Over the years, Varadkar has exhibited a propensity for attention-grabbing publicity campaigns which revolve around carefully handpicked populist issues, most recently typified by the divisive ‘benefit cheats cheat us all’ campaign in his final major act as Minister for Social Protection.

As George Orwell wrote: “Every middle-class person has a dormant class prejudice which needs only a small thing to arouse it.” However, dexterous cultivation of a cosmopolitan public image has enabled Varadkar to portray himself as a modern centrist in the mould of Macron or Trudeau.

In reality, he is a proponent of the status-quo who places emphasis on freedom of opportunity, even where this is an illusory platitude. Varadkar is well positioned, therefore, to tap into an emerging trend among young voters who are simultaneously socially and economically liberal (advocates of equality who do not want to pay high tax so that it may be redistributed towards that end).

Máire Whelan

Upon winning the Fine Gael leadership contest, Varadkar faced challenges from the offset. In his final act of political intrigue, Enda Kenny left his successor with a parting gift which threatened to destabilise the confidence and supply agreement with Fianna Fáil. Máire Whelan, Kenny’s Attorney General was controversially nominated to the Court of Appeal during his final Cabinet meeting. Varadkar, however, averted an early crisis, acting decisively on his first morning to rush through Whelan’s formal appointment, strangling the controversy at birth and throwing down the gauntlet to Micheál Martin.

Cabinet appointments

Furthermore, in what was described as an attempt to balance ‘talent, ability and trust’ with geography, Varadkar’s Cabinet reshuffle features one less female than that of his predecessor, down to four ministers and one super-junior. Likewise, his Junior Cabinet incorporates only two women. In total, only seven positions of a total 34 have been filled by women. The move provoked criticism from internal and external sources alike with unflattering comparisons having been made with both Macron and Trudeau who have implemented gender parity.

Amidst Michael Noonan’s decision to exclude himself from a Cabinet role, staunch Varadkar supporter Paschal Donohoe heads the realigned Finance and Public Expenditure and Reform portfolios. The three incoming ministers, Eoghan Murphy, Michael Ring and Regina Doherty were also rewarded for their loyalty during the course of the leadership battle.

“As far as this 
Government is concerned, there shouldn’t be an economic border.
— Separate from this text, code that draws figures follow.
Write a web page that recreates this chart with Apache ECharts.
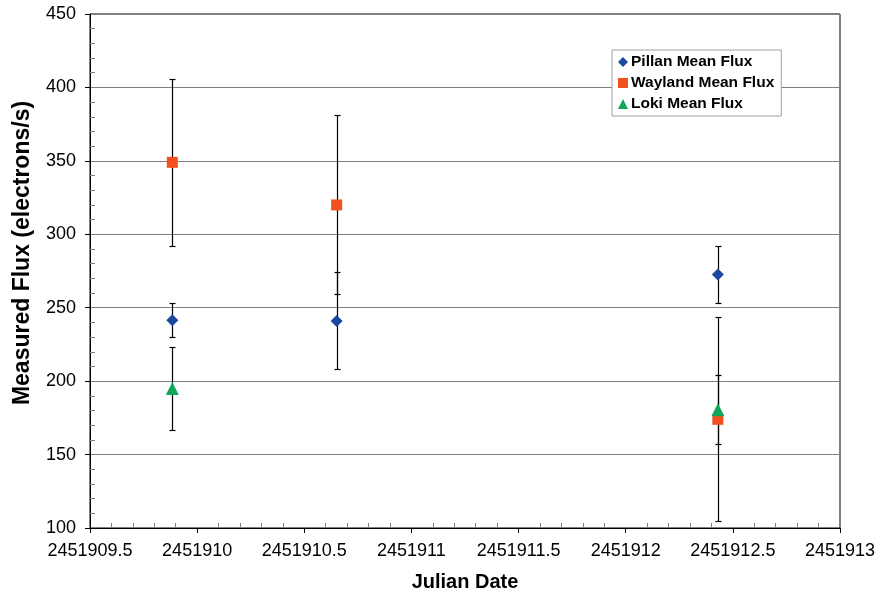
<!DOCTYPE html>
<html>
<head>
<meta charset="utf-8">
<script src="https://cdn.jsdelivr.net/npm/echarts@6/dist/echarts.min.js"></script>
<style>
  html, body { margin: 0; padding: 0; background: #fff; }
  #chart { width: 877px; height: 594px; }
</style>
</head>
<body>
<div id="chart"></div>
<script>
// Observation dates (Julian Date)
const pillanDates = [2451909.884, 2451910.651, 2451912.430];
const waylandDates = [2451909.884, 2451910.651, 2451912.430];
const lokiDates = [2451909.884, 2451912.430];

// Mean flux (electrons/s) and ± uncertainty
const pillanMean = [241.4, 241, 272.7];
const pillanErr = [11.5, 33, 19.3];
const waylandMean = [349, 320, 174];
const waylandErr = [57, 61, 69.5];
const lokiMean = [195, 180.5];
const lokiErr = [28, 23.5];

const seriesNames = ['Pillan Mean Flux', 'Wayland Mean Flux', 'Loki Mean Flux'];
const seriesColors = ['#1A479F', '#F3501F', '#12A659'];

// Axis ranges
const xMin = 2451909.5, xMax = 2451913, xStep = 0.5;
const yMin = 100, yMax = 450, yStep = 50;

function rows(dates, means, errs) {
  return dates.map((d, i) => [d, means[i], errs[i]]);
}

// Vertical error bar with end caps, positioned through the axis scales
function errorBar(params, api) {
  const x = api.value(0), m = api.value(1), e = api.value(2);
  const top = api.coord([x, m + e]);
  const bot = api.coord([x, m - e]);
  const cx = Math.round(top[0]) + 0.5;
  const ty = Math.round(top[1]) + 0.5;
  const by = Math.round(bot[1]) + 0.5;
  const st = { stroke: '#000', lineWidth: 1.2 };
  return {
    type: 'group',
    children: [
      { type: 'line', shape: { x1: cx, y1: ty, x2: cx, y2: by }, style: st },
      { type: 'line', shape: { x1: cx - 3, y1: ty, x2: cx + 3, y2: ty }, style: st },
      { type: 'line', shape: { x1: cx - 3, y1: by, x2: cx + 3, y2: by }, style: st }
    ]
  };
}

const pillanRows = rows(pillanDates, pillanMean, pillanErr);
const waylandRows = rows(waylandDates, waylandMean, waylandErr);
const lokiRows = rows(lokiDates, lokiMean, lokiErr);

const chart = echarts.init(document.getElementById('chart'), null, { renderer: 'canvas' });

const font = '"Liberation Sans", Arial, sans-serif';

chart.setOption({
  animation: false,
  backgroundColor: '#fff',
  textStyle: { fontFamily: font },
  grid: {
    left: 90, right: 37, top: 14, bottom: 66,
    outerBoundsMode: 'none',
    containLabel: false,
    show: true, borderColor: '#000', borderWidth: 1, backgroundColor: 'transparent'
  },
  legend: {
    orient: 'vertical',
    left: 612, top: 50,
    padding: [4, 7, 4, 6],
    itemGap: 5,
    itemWidth: 10, itemHeight: 10,
    backgroundColor: '#fff',
    borderColor: '#A0A0A0', borderWidth: 1, borderRadius: 0,
    textStyle: { fontFamily: font, fontSize: 15.5, fontWeight: 'bold', color: '#000', lineHeight: 15, padding: [0, 0, 0, -2] },
    data: [
      { name: seriesNames[0], icon: 'diamond' },
      { name: seriesNames[1], icon: 'rect' },
      { name: seriesNames[2], icon: 'triangle' }
    ]
  },
  xAxis: {
    type: 'value',
    min: xMin, max: xMax, interval: xStep,
    name: 'Julian Date',
    nameLocation: 'middle',
    nameGap: 44,
    nameTextStyle: { fontFamily: font, fontSize: 20, fontWeight: 'bold', color: '#000' },
    axisLine: { show: true, lineStyle: { color: '#000', width: 1 } },
    axisTick: { show: true, length: 5, lineStyle: { color: '#000' } },
    minorTick: { show: true, splitNumber: 5, length: -5, lineStyle: { color: '#808080' } },
    splitLine: { show: false },
    axisLabel: {
      margin: 14, fontFamily: font, fontSize: 18, color: '#000',
      formatter: v => String(v)
    }
  },
  yAxis: {
    type: 'value',
    min: yMin, max: yMax, interval: yStep,
    name: 'Measured Flux (electrons/s)',
    nameLocation: 'middle',
    nameRotate: 90,
    nameGap: 56,
    nameTextStyle: { fontFamily: font, fontSize: 23, fontWeight: 'bold', color: '#000', padding: [0, 0, 0, 36] },
    axisLine: { show: true, lineStyle: { color: '#000', width: 1 } },
    axisTick: { show: true, length: 5, lineStyle: { color: '#000' } },
    minorTick: { show: true, splitNumber: 5, length: -5, lineStyle: { color: '#808080' } },
    splitLine: { show: true, lineStyle: { color: '#808080', width: 1 } },
    axisLabel: { margin: 14, fontFamily: font, fontSize: 18, color: '#000' }
  },
  series: [
    { type: 'custom', renderItem: errorBar, data: pillanRows, encode: { x: 0, y: 1 }, z: 1, silent: true },
    { type: 'custom', renderItem: errorBar, data: waylandRows, encode: { x: 0, y: 1 }, z: 1, silent: true },
    { type: 'custom', renderItem: errorBar, data: lokiRows, encode: { x: 0, y: 1 }, z: 1, silent: true },
    {
      name: seriesNames[0], type: 'scatter', symbol: 'diamond', symbolSize: 12,
      itemStyle: { color: seriesColors[0], opacity: 1 }, z: 3,
      data: pillanRows.map(r => [r[0], r[1]])
    },
    {
      name: seriesNames[1], type: 'scatter', symbol: 'rect', symbolSize: 11,
      itemStyle: { color: seriesColors[1], opacity: 1 }, z: 4,
      data: waylandRows.map(r => [r[0], r[1]])
    },
    {
      name: seriesNames[2], type: 'scatter', symbol: 'triangle', symbolSize: 13,
      itemStyle: { color: seriesColors[2], opacity: 1 }, z: 5,
      data: lokiRows.map(r => [r[0], r[1]])
    }
  ]
});
</script>
</body>
</html>
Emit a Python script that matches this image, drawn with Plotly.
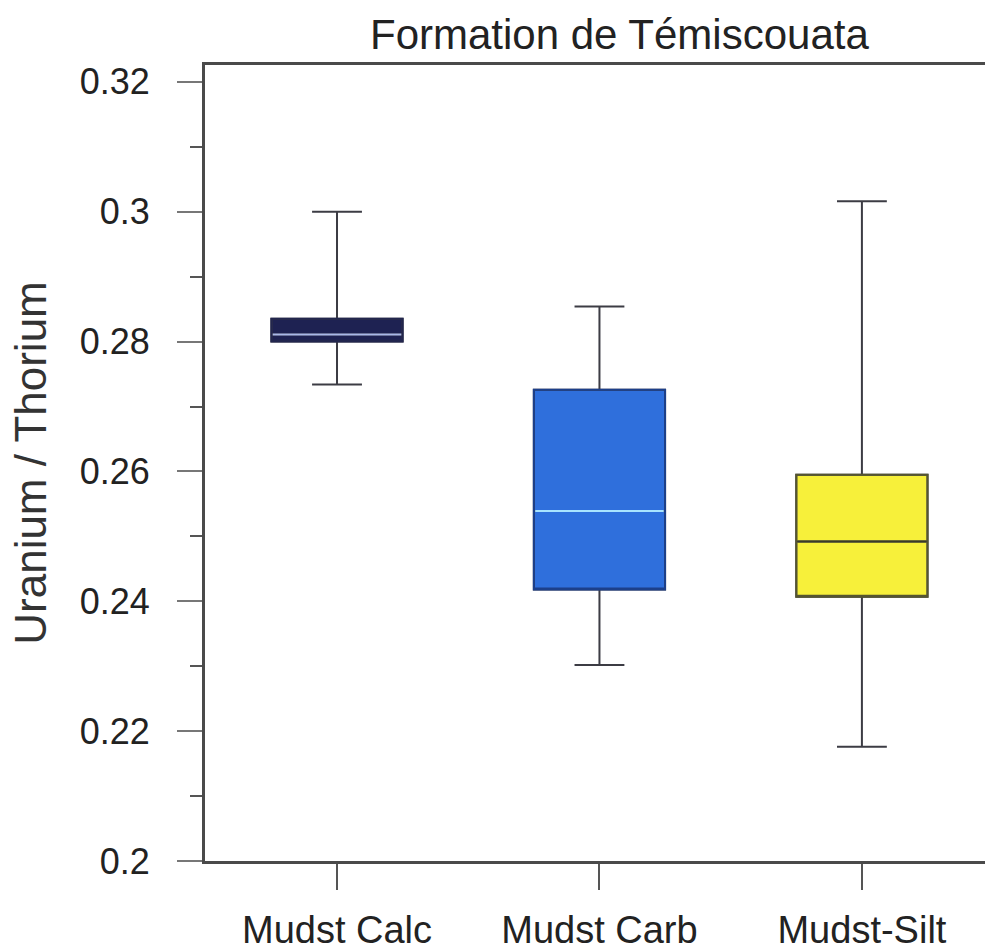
import plotly.graph_objects as go

categories = ["Mudst Calc", "Mudst Carb", "Mudst-Silt"]
q1 = [0.2800, 0.2418, 0.2407]
median = [0.2811, 0.2539, 0.2492]
q3 = [0.2835, 0.2726, 0.2595]
lower = [0.2734, 0.2302, 0.2176]
upper = [0.3000, 0.2854, 0.3016]

fill_colors = ["#1e2252", "#2f6fdc", "#f7f03a"]
outline_colors = ["#22264e", "#1c3f8a", "#555530"]
median_colors = ["#a9b8e8", "#a8e4ff", "#3a3a2a"]

ytick_vals = [0.2, 0.22, 0.24, 0.26, 0.28, 0.3, 0.32]
ytick_text = ["0.2", "0.22", "0.24", "0.26", "0.28", "0.3", "0.32"]

FONT = "Liberation Sans, Arial, sans-serif"

fig = go.Figure()
for i, cat in enumerate(categories):
    fig.add_trace(go.Box(
        x=[cat], q1=[q1[i]], median=[median[i]], q3=[q3[i]],
        lowerfence=[lower[i]], upperfence=[upper[i]],
        fillcolor=fill_colors[i],
        line=dict(color="#3c3c44", width=2),
        whiskerwidth=0.38, width=0.5, boxpoints=False,
        showlegend=False, hoverinfo="skip",
    ))
    # box outline
    fig.add_trace(go.Box(
        x=[cat], q1=[q1[i]], median=[q1[i]], q3=[q3[i]],
        lowerfence=[q1[i]], upperfence=[q3[i]],
        fillcolor="rgba(0,0,0,0)",
        line=dict(color=outline_colors[i], width=2),
        whiskerwidth=0, width=0.5, boxpoints=False,
        showlegend=False, hoverinfo="skip",
    ))
    # median line
    fig.add_trace(go.Box(
        x=[cat], q1=[median[i]], median=[median[i]], q3=[median[i]],
        lowerfence=[median[i]], upperfence=[median[i]],
        fillcolor="rgba(0,0,0,0)",
        line=dict(color=median_colors[i], width=2),
        whiskerwidth=0, width=0.49, boxpoints=False,
        showlegend=False, hoverinfo="skip",
    ))

fig.update_layout(
    width=985, height=951,
    margin=dict(l=205, r=0, t=65, b=79),
    paper_bgcolor="white", plot_bgcolor="white",
    boxmode="overlay",
    font=dict(family=FONT, size=36, color="#222222"),
    annotations=[dict(
        text="Formation de Témiscouata", xref="paper", yref="paper",
        x=0.532, y=1.0, yshift=31, xanchor="center", yanchor="middle",
        showarrow=False, font=dict(family=FONT, size=42, color="#222222"),
    )],
)

fig.update_xaxes(
    range=[-0.503, 2.469],
    showline=True, linecolor="#4a4a4a", linewidth=2.5,
    mirror=True,
    ticks="outside", ticklen=26, tickwidth=1.5, tickcolor="#555555",
    tickfont=dict(family=FONT, size=38, color="#222222"),
    ticklabelstandoff=8,
    showgrid=False, zeroline=False,
)
fig.update_yaxes(
    range=[0.2, 0.3226],
    tickvals=ytick_vals, ticktext=ytick_text,
    showline=True, linecolor="#4a4a4a", linewidth=3,
    ticks="outside", ticklen=25, tickwidth=1.5, tickcolor="#777777",
    minor=dict(dtick=0.01, ticks="outside", ticklen=12, tickwidth=1.5, tickcolor="#555555"),
    tickfont=dict(family=FONT, size=36, color="#222222"),
    ticklabelstandoff=20,
    title=dict(text="Uranium / Thorium", standoff=20,
               font=dict(family=FONT, size=44, color="#333333")),
    showgrid=False, zeroline=False,
)

fig.write_html(
    "out.html",
    config={"displayModeBar": False},
    post_script="document.body.style.margin='0';document.body.style.overflow='hidden';",
)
We don’t want one.”

Having retained Francis Fitzgerald as Tánaiste, the only victim of the Cabinet reshuffle was party colleague Mary Mitchell O’Connor who was demoted to a super-junior position, a contentious move which required legislation to increase the number of junior ministers who can sit at the Cabinet table from two to three.

Brexit and the border

Now explicitly aligning Ireland firmly within the EU27, previously Varadkar has not been reticent in criticising the British Prime Minister, Theresa May, whom he suggested was a champion of “slogans and soundbites”. Speaking to Time Magazine, the month in which he adorned the cover, he emphasised this position: “We are stronger actually because we are part of a negotiating team with 450 million people behind us. Whereas Britain is negotiating with 60 million people behind them.”

Subsequently, briefing journalists at Government Buildings, the Taoiseach spoke candidly on the post-Brexit border. “What we’re not going to do is to design a border for the Brexiteers because they are the ones who want a border,” he stated.

“As far as this Government is concerned, there shouldn’t be an economic border. We don’t want one. It’s Britain that has decided to leave and if they want to put forward smart solutions, technological solutions for borders of the future then that is up to them.”

Varadkar’s strident Brexit pronouncements have simultaneously attracted cautious support from opposition parties and provoked much ire among northern unionists. Querying “just what is going on in Dublin?”, the DUP’s deputy leader, Nigel Dodds dismissed the Taoiseach’s position as incoherent, inconsistent and “total nonsense”. Dodds added: “Since Enda Kenny and Charlie Flanagan departed the scene, confusion seems to be the order of the day… It seems to be deliberate positioning by the new team at the helm in Dublin in preparation and positioning for a coming general election.”

Few in the DUP will be impressed also by the Taoiseach’s attendance at a gay Pride event in Belfast, though the official party organs remained conspicuously silent. Speaking on the legalisation of same-sex civil marriage, Varadkar opined: “It is of course a decision for the Northern Ireland Assembly, but I am confident that like other western European countries they will make that decision in due course.”

As recently as 2015, Varadkar hinted at a plan to prematurely extract himself from political life. “I don’t see myself in politics at 51. Whatever I do next it will be different, not politics.” However, in an apparent volte-face, he has now suggested that it is a career which he will stick with as long as he can make a tangible contribution. Amidst housing and health crises and having committed to a referendum on abortion in 2018, the mettle of Taoiseach Varadkar is set to be further tested in what promises to be a demanding debate for Ireland as a whole.